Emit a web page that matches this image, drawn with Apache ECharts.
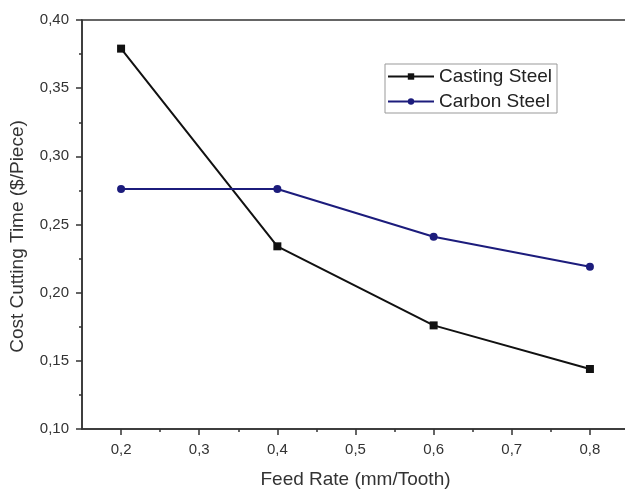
<!DOCTYPE html>
<html>
<head>
<meta charset="utf-8">
<script src="https://cdn.jsdelivr.net/npm/echarts@6/dist/echarts.min.js"></script>
<style>
  html, body { margin: 0; padding: 0; background: #fff; }
  #chart { width: 625px; height: 489px; }
</style>
</head>
<body>
<div id="chart"></div>
<script>
  // data
  const feedRate = [0.2, 0.4, 0.6, 0.8];
  const castingSteel = [0.379, 0.234, 0.176, 0.144];
  const carbonSteel = [0.276, 0.276, 0.241, 0.219];
  const xMajorTicks = [0.2, 0.3, 0.4, 0.5, 0.6, 0.7, 0.8];
  const xMinorTicks = [0.25, 0.35, 0.45, 0.55, 0.65, 0.75];

  const font = 'Liberation Sans, Arial, sans-serif';
  const comma = (v, d) => v.toFixed(d).replace('.', ',');

  const chart = echarts.init(document.getElementById('chart'));
  chart.setOption({
    animation: false,
    // plot runs past the right edge of the picture, like the cropped original
    grid: {
      left: 82, top: 20, width: 547, bottom: 60,
      outerBoundsMode: 'none',
      show: true, borderColor: '#333', borderWidth: 1.5
    },
    legend: {
      orient: 'vertical',
      left: 385, top: 64,
      padding: [3, 5, 2, 2],
      itemGap: 6,
      itemWidth: 46,
      itemHeight: 8,
      backgroundColor: '#fff',
      borderColor: '#999',
      borderWidth: 1,
      textStyle: { fontFamily: font, fontSize: 19, lineHeight: 19, color: '#222' },
      data: ['Casting Steel', 'Carbon Steel']
    },
    xAxis: [
      {
        type: 'value',
        min: 0.15, max: 0.85,
        name: 'Feed Rate (mm/Tooth)',
        nameLocation: 'middle',
        nameGap: 41,
        nameTextStyle: { fontFamily: font, fontSize: 19, color: '#333' },
        axisLine: { show: true, onZero: false, lineStyle: { color: '#333', width: 1.5 } },
        axisTick: { show: true, inside: false, length: 6, customValues: xMajorTicks, lineStyle: { color: '#333', width: 1.5 } },
        axisLabel: {
          customValues: xMajorTicks, margin: 13,
          fontFamily: font, fontSize: 15, color: '#333',
          formatter: v => comma(v, 1)
        },
        splitLine: { show: false }
      },
      {
        type: 'value',
        position: 'bottom',
        min: 0.15, max: 0.85,
        axisLine: { show: false },
        axisTick: { show: true, inside: false, length: 3, customValues: xMinorTicks, lineStyle: { color: '#333', width: 1.5 } },
        axisLabel: { show: false },
        splitLine: { show: false }
      }
    ],
    yAxis: {
      type: 'value',
      min: 0.1, max: 0.4, interval: 0.05,
      name: 'Cost Cutting Time ($/Piece)',
      nameLocation: 'middle',
      nameGap: 55,
      nameTextStyle: { fontFamily: font, fontSize: 19, color: '#333', padding: [0, 24, 0, 0] },
      axisLine: { show: true, onZero: false, lineStyle: { color: '#333', width: 1.5 } },
      axisTick: { show: true, inside: false, length: 6, lineStyle: { color: '#333', width: 1.5 } },
      minorTick: { show: true, splitNumber: 2, length: 3, lineStyle: { color: '#333', width: 1.5 } },
      axisLabel: {
        margin: 13, fontFamily: font, fontSize: 15, color: '#333',
        formatter: v => comma(v, 2)
      },
      splitLine: { show: false }
    },
    series: [
      {
        name: 'Casting Steel',
        type: 'line',
        data: feedRate.map((x, i) => [x, castingSteel[i]]),
        symbol: 'rect',
        symbolSize: 8,
        color: '#111',
        lineStyle: { width: 2, color: '#111' }
      },
      {
        name: 'Carbon Steel',
        type: 'line',
        data: feedRate.map((x, i) => [x, carbonSteel[i]]),
        symbol: 'circle',
        symbolSize: 8,
        color: '#1c1c7c',
        lineStyle: { width: 2, color: '#1c1c7c' }
      }
    ]
  });
</script>
</body>
</html>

........

__What needs to be done__: Except for the pictures, give all the material above again verbatim.

__Reply to the exercise__:
Emit a web page that matches this image, drawn with Apache ECharts.
<!DOCTYPE html>
<html>
<head>
<meta charset="utf-8">
<script src="https://cdn.jsdelivr.net/npm/echarts@6/dist/echarts.min.js"></script>
<style>
  html, body { margin: 0; padding: 0; background: #fff; }
  #chart { width: 625px; height: 489px; }
</style>
</head>
<body>
<div id="chart"></div>
<script>
  // data
  const feedRate = [0.2, 0.4, 0.6, 0.8];
  const castingSteel = [0.379, 0.234, 0.176, 0.144];
  const carbonSteel = [0.276, 0.276, 0.241, 0.219];
  const xMajorTicks = [0.2, 0.3, 0.4, 0.5, 0.6, 0.7, 0.8];
  const xMinorTicks = [0.25, 0.35, 0.45, 0.55, 0.65, 0.75];

  const font = 'Liberation Sans, Arial, sans-serif';
  const comma = (v, d) => v.toFixed(d).replace('.', ',');

  const chart = echarts.init(document.getElementById('chart'));
  chart.setOption({
    animation: false,
    // plot runs past the right edge of the picture, like the cropped original
    grid: {
      left: 82, top: 20, width: 547, bottom: 60,
      outerBoundsMode: 'none',
      show: true, borderColor: '#333', borderWidth: 1.5
    },
    legend: {
      orient: 'vertical',
      left: 385, top: 64,
      padding: [3, 5, 2, 2],
      itemGap: 6,
      itemWidth: 46,
      itemHeight: 8,
      backgroundColor: '#fff',
      borderColor: '#999',
      borderWidth: 1,
      textStyle: { fontFamily: font, fontSize: 19, lineHeight: 19, color: '#222' },
      data: ['Casting Steel', 'Carbon Steel']
    },
    xAxis: [
      {
        type: 'value',
        min: 0.15, max: 0.85,
        name: 'Feed Rate (mm/Tooth)',
        nameLocation: 'middle',
        nameGap: 41,
        nameTextStyle: { fontFamily: font, fontSize: 19, color: '#333' },
        axisLine: { show: true, onZero: false, lineStyle: { color: '#333', width: 1.5 } },
        axisTick: { show: true, inside: false, length: 6, customValues: xMajorTicks, lineStyle: { color: '#333', width: 1.5 } },
        axisLabel: {
          customValues: xMajorTicks, margin: 13,
          fontFamily: font, fontSize: 15, color: '#333',
          formatter: v => comma(v, 1)
        },
        splitLine: { show: false }
      },
      {
        type: 'value',
        position: 'bottom',
        min: 0.15, max: 0.85,
        axisLine: { show: false },
        axisTick: { show: true, inside: false, length: 3, customValues: xMinorTicks, lineStyle: { color: '#333', width: 1.5 } },
        axisLabel: { show: false },
        splitLine: { show: false }
      }
    ],
    yAxis: {
      type: 'value',
      min: 0.1, max: 0.4, interval: 0.05,
      name: 'Cost Cutting Time ($/Piece)',
      nameLocation: 'middle',
      nameGap: 55,
      nameTextStyle: { fontFamily: font, fontSize: 19, color: '#333', padding: [0, 24, 0, 0] },
      axisLine: { show: true, onZero: false, lineStyle: { color: '#333', width: 1.5 } },
      axisTick: { show: true, inside: false, length: 6, lineStyle: { color: '#333', width: 1.5 } },
      minorTick: { show: true, splitNumber: 2, length: 3, lineStyle: { color: '#333', width: 1.5 } },
      axisLabel: {
        margin: 13, fontFamily: font, fontSize: 15, color: '#333',
        formatter: v => comma(v, 2)
      },
      splitLine: { show: false }
    },
    series: [
      {
        name: 'Casting Steel',
        type: 'line',
        data: feedRate.map((x, i) => [x, castingSteel[i]]),
        symbol: 'rect',
        symbolSize: 8,
        color: '#111',
        lineStyle: { width: 2, color: '#111' }
      },
      {
        name: 'Carbon Steel',
        type: 'line',
        data: feedRate.map((x, i) => [x, carbonSteel[i]]),
        symbol: 'circle',
        symbolSize: 8,
        color: '#1c1c7c',
        lineStyle: { width: 2, color: '#1c1c7c' }
      }
    ]
  });
</script>
</body>
</html>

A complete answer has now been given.